In this world, magic is real and supernatural creatures exist. I wanted to like this book more than I did. I can't tell how much life stuff may be interfering. It's very difficult to get more than an hour's reading time so I'm not getting into the story as deeply as I used to. I do like the characters, but a lot of the book felt like set-up, just introducing the characters and their lives. Now that that's been done, I look forward to the next book. The world-building/setting is believable. There are some issues with Alma sharing a room with Lewis--they're lovers, but you can't just check into a respectable hotel in the 20s, in the same way you can today. The aviation is loads of fun, beyond the planes of Gilchrist Aviation, we also get to see a dirigible and its workings on a trans-Atlantic journey. Consequences are also dealt with well--what do you have to do after abandoning your luggage which includes your passports and money? Some authors would skimp on this, but Scott and Graham have it take time, just as it would in real life. If you like either author, or (recent) historical fantasy, give it a try.
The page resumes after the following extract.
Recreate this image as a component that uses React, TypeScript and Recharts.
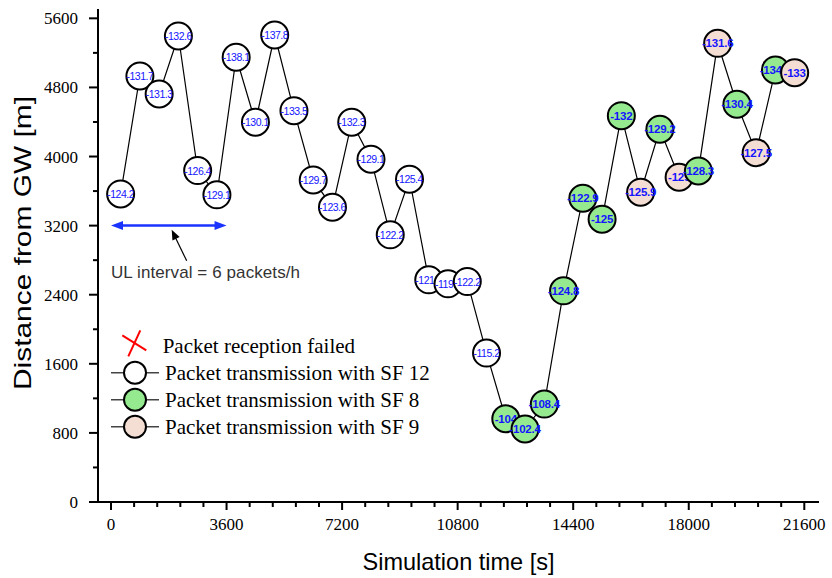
import { ComposedChart, Legend, Line, ReferenceDot, ReferenceLine, XAxis, YAxis } from 'recharts'

// one uplink packet every 600 s
const times = [
  300, 900, 1500, 2100, 2700, 3300, 3900, 4500, 5100, 5700, 6300, 6900,
  7500, 8100, 8700, 9300, 9900, 10500, 11100, 11700, 12300, 12900, 13500, 14100,
  14700, 15300, 15900, 16500, 17100, 17700, 18300, 18900, 19500, 20100, 20700, 21300,
]
const distances = [
  3567, 4932, 4724, 5395, 3837, 3556, 5149, 4397, 5407, 4531, 3729, 3413,
  4397, 3969, 3093, 3737, 2572, 2526, 2552, 1724, 964, 845, 1134, 2445,
  3517, 3274, 4473, 3587, 4316, 3760, 3833, 5311, 4605, 4045, 5002, 4971,
]
const rssi = [
  '-124.2', '-131.7', '-131.3', '-132.6', '-126.4', '-129.1', '-138.1', '-130.1', '-137.8', '-133.5', '-129.7', '-123.6',
  '-132.3', '-129.1', '-122.2', '-125.4', '-121.3', '-119.6', '-122.2', '-115.2', '-104', '-102.4', '-108.4', '-124.8',
  '-122.9', '-125', '-132', '-125.9', '-129.2', '-129', '-128.3', '-131.6', '-130.4', '-127.5', '-134.1', '-133',
]
const spreading = [
  12, 12, 12, 12, 12, 12, 12, 12, 12, 12, 12, 12,
  12, 12, 12, 12, 12, 12, 12, 12, 8, 8, 8, 8,
  8, 8, 8, 9, 8, 9, 8, 9, 8, 9, 8, 9,
]
const failed = [
  false, false, false, false, false, false, false, false, false, false, false, false,
  false, false, false, false, false, false, false, false, false, false, false, false,
  false, false, false, false, false, false, false, false, false, false, true, false,
]

const xTicks = Array.from({ length: 31 }, (_, i) => i * 720)
const yTicks = Array.from({ length: 15 }, (_, i) => i * 400)

const sfFill: Record<number, string> = { 12: '#ffffff', 8: '#95ea90', 9: '#f4ddd3' }
const labelBlue = '#1414ff'

const rows = times.map((t, i) => ({ t, d: distances[i], label: rssi[i], sf: spreading[i], failed: failed[i] }))

const X_DOMAIN: [number, number] = [-405, 22058]
const Y_DOMAIN: [number, number] = [0, 5708]

function XTick(props: any) {
  const { x, y, payload } = props
  const major = payload.value % 3600 === 0
  return (
    <g>
      <line x1={x} x2={x} y1={y} y2={y + (major ? 8 : 5)} stroke="#000" strokeWidth={2} />
      {major && (
        <text x={x} y={y + 28} textAnchor="middle" fontFamily="Liberation Serif" fontSize={17} fill="#000">
          {payload.value}
        </text>
      )}
    </g>
  )
}

function YTick(props: any) {
  const { x, y, payload } = props
  const major = payload.value % 800 === 0
  return (
    <g>
      <line x1={x - (major ? 9 : 5)} x2={x} y1={y} y2={y} stroke="#000" strokeWidth={2} />
      {major && (
        <text x={x - 20} y={y + 6} textAnchor="end" fontFamily="Liberation Serif" fontSize={17} fill="#000">
          {payload.value}
        </text>
      )}
    </g>
  )
}

function TopTick(props: any) {
  const { x, y } = props
  return <line x1={x} x2={x} y1={y} y2={y - 3} stroke="#000" strokeWidth={1.5} />
}

function RightTick(props: any) {
  const { x, y } = props
  return <line x1={x} x2={x + 3} y1={y} y2={y} stroke="#000" strokeWidth={1.5} />
}

function PacketDot(props: any) {
  const { cx, cy, payload, index } = props
  const white = payload.sf === 12
  return (
    <g key={`pkt-${index}`}>
      <circle cx={cx} cy={cy} r={13.5} fill={sfFill[payload.sf]} stroke="#000" strokeWidth={2} />
      <text
        x={cx}
        y={cy + 4}
        textAnchor="middle"
        fontFamily="Liberation Sans"
        fontSize={white ? 10.5 : 11.5}
        fontWeight={white ? 'normal' : 'bold'}
        letterSpacing={white ? -0.5 : -0.2}
        fill={labelBlue}
      >
        {payload.label}
      </text>
    </g>
  )
}

function Cross({ cx, cy }: { cx: number; cy: number }) {
  return (
    <g>
      <line x1={cx + 6} y1={cy - 13} x2={cx - 6} y2={cy + 13} stroke="#ff0000" strokeWidth={2} />
      <line x1={cx - 12} y1={cy - 8} x2={cx + 12} y2={cy + 7} stroke="#ff0000" strokeWidth={2} />
    </g>
  )
}

function arrowHead(x: number, y: number, angle: number, len: number, half: number) {
  const bx = x - len * Math.cos(angle)
  const by = y - len * Math.sin(angle)
  const px = -Math.sin(angle) * half
  const py = Math.cos(angle) * half
  return `${x},${y} ${bx + px},${by + py} ${bx - px},${by - py}`
}

function IntervalArrow(props: any) {
  const { x1, y1, x2, y2 } = props
  const a = Math.atan2(y2 - y1, x2 - x1)
  return (
    <g>
      <line x1={x1 + 8} y1={y1} x2={x2 - 8} y2={y2} stroke="#1a33ff" strokeWidth={2.5} />
      <polygon points={arrowHead(x2, y2, a, 12, 4.5)} fill="#1a33ff" />
      <polygon points={arrowHead(x1, y1, a + Math.PI, 12, 4.5)} fill="#1a33ff" />
    </g>
  )
}

function PointerArrow(props: any) {
  const { x1, y1, x2, y2 } = props
  const a = Math.atan2(y2 - y1, x2 - x1)
  return (
    <g>
      <line x1={x1} y1={y1} x2={x2 - 6 * Math.cos(a)} y2={y2 - 6 * Math.sin(a)} stroke="#000" strokeWidth={1.2} />
      <polygon points={arrowHead(x2, y2, a, 10, 4)} fill="#000" />
    </g>
  )
}

function IntervalNote({ cx, cy }: { cx: number; cy: number }) {
  return (
    <text x={cx} y={cy} fontFamily="Liberation Sans" fontSize={17} fill="#333" textLength={189} lengthAdjust="spacing">
      UL interval = 6 packets/h
    </text>
  )
}

const legendRows = [
  { sf: 12, text: 'Packet transmission with SF 12' },
  { sf: 8, text: 'Packet transmission with SF 8' },
  { sf: 9, text: 'Packet transmission with SF 9' },
]

function LegendBox() {
  return (
    <svg width={330} height={112}>
      <Cross cx={34.3} cy={15.3} />
      <text x={62.7} y={25} fontFamily="Liberation Serif" fontSize={21} fill="#000">
        Packet reception failed
      </text>
      {legendRows.map((r, i) => {
        const cy = 44.7 + i * 27
        return (
          <g key={r.sf}>
            <line x1={11} x2={59} y1={cy} y2={cy} stroke="#444" strokeWidth={1.5} />
            <circle cx={35} cy={cy} r={11} fill={sfFill[r.sf]} stroke="#000" strokeWidth={2} />
            <text x={65} y={cy + 7} fontFamily="Liberation Serif" fontSize={21} fill="#000">
              {r.text}
            </text>
          </g>
        )
      })}
    </svg>
  )
}

function XTitle(props: any) {
  const { viewBox } = props
  return (
    <text
      x={viewBox.x + viewBox.width / 2}
      y={570}
      textAnchor="middle"
      fontFamily="Liberation Sans"
      fontSize={24}
      fill="#000"
      textLength={192}
      lengthAdjust="spacingAndGlyphs"
    >
      Simulation time [s]
    </text>
  )
}

function YTitle() {
  return (
    <text
      x={31}
      y={243}
      transform="rotate(-90 31 243)"
      textAnchor="middle"
      fontFamily="Liberation Sans"
      fontSize={24}
      fill="#000"
      textLength={294}
      lengthAdjust="spacingAndGlyphs"
    >
      Distance from GW [m]
    </text>
  )
}

export default function App() {
  return (
    <div style={{ position: 'fixed', left: 0, top: 0, width: 832, height: 578, background: '#fff' }}>
      <ComposedChart width={832} height={578} data={rows} margin={{ top: 9, right: 13, bottom: 16, left: 0 }}>
        <XAxis
          dataKey="t"
          type="number"
          domain={X_DOMAIN}
          allowDataOverflow
          ticks={xTicks}
          interval={0}
          tick={XTick}
          tickLine={false}
          tickSize={0}
          tickMargin={0}
          height={60}
          axisLine={{ stroke: '#000', strokeWidth: 2 }}
          label={{ content: XTitle }}
        />
        <XAxis
          xAxisId="top"
          orientation="top"
          type="number"
          domain={X_DOMAIN}
          allowDataOverflow
          ticks={xTicks}
          interval={0}
          tick={TopTick}
          tickLine={false}
          tickSize={0}
          tickMargin={0}
          height={0}
          axisLine={{ stroke: '#000', strokeWidth: 2 }}
        />
        <YAxis
          type="number"
          domain={Y_DOMAIN}
          allowDataOverflow
          ticks={yTicks}
          interval={0}
          tick={YTick}
          tickLine={false}
          tickSize={0}
          tickMargin={0}
          width={98}
          axisLine={{ stroke: '#000', strokeWidth: 2 }}
          label={{ content: YTitle }}
        />
        <YAxis
          yAxisId="right"
          orientation="right"
          type="number"
          domain={Y_DOMAIN}
          allowDataOverflow
          ticks={yTicks}
          interval={0}
          tick={RightTick}
          tickLine={false}
          tickSize={0}
          tickMargin={0}
          width={0}
          axisLine={{ stroke: '#000', strokeWidth: 2 }}
        />
        <ReferenceLine
          segment={[{ x: 0, y: 3200 }, { x: 3600, y: 3200 }]}
          shape={IntervalArrow}
        />
        <ReferenceLine
          segment={[{ x: 2358, y: 2792 }, { x: 1891, y: 3151 }]}
          shape={PointerArrow}
        />
        <ReferenceDot x={0} y={2590} r={0} shape={IntervalNote} />
        <Line
          dataKey="d"
          stroke="#000"
          strokeWidth={1.2}
          dot={PacketDot}
          activeDot={false}
          isAnimationActive={false}
        />
        {rows
          .filter((r) => r.failed)
          .map((r) => (
            <ReferenceDot key={r.t} x={r.t} y={r.d} r={0} shape={Cross} />
          ))}
        <Legend
          layout="vertical"
          align="center"
          verticalAlign="middle"
          content={LegendBox}
          wrapperStyle={{ left: 100, top: 328, width: 330, height: 112 }}
        />
      </ComposedChart>
    </div>
  )
}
It then took me most of another month to read Laurie R. King's Garment of Shadows, the latest book in her Mary Russell/Sherlock Holmes series. Set in Morocco at the time of Rif Rebellion, Russell wakes up with a bandaged head, and most of her memory gone. She soon manages to be reunited with Holmes who have to solve the disappearance of a government agent as well as deal with the political shenanigans going on in Morocco at this time. Much better than the previous book, it occurs directly after it, although the movie company is thankfully, off stage. (The previous book contains a movie company filming The Pirates of Penzance. Russell went undercover, and then stayed to participate) This is not one of my favorite novels of the series and I wouldn't suggest someone start here.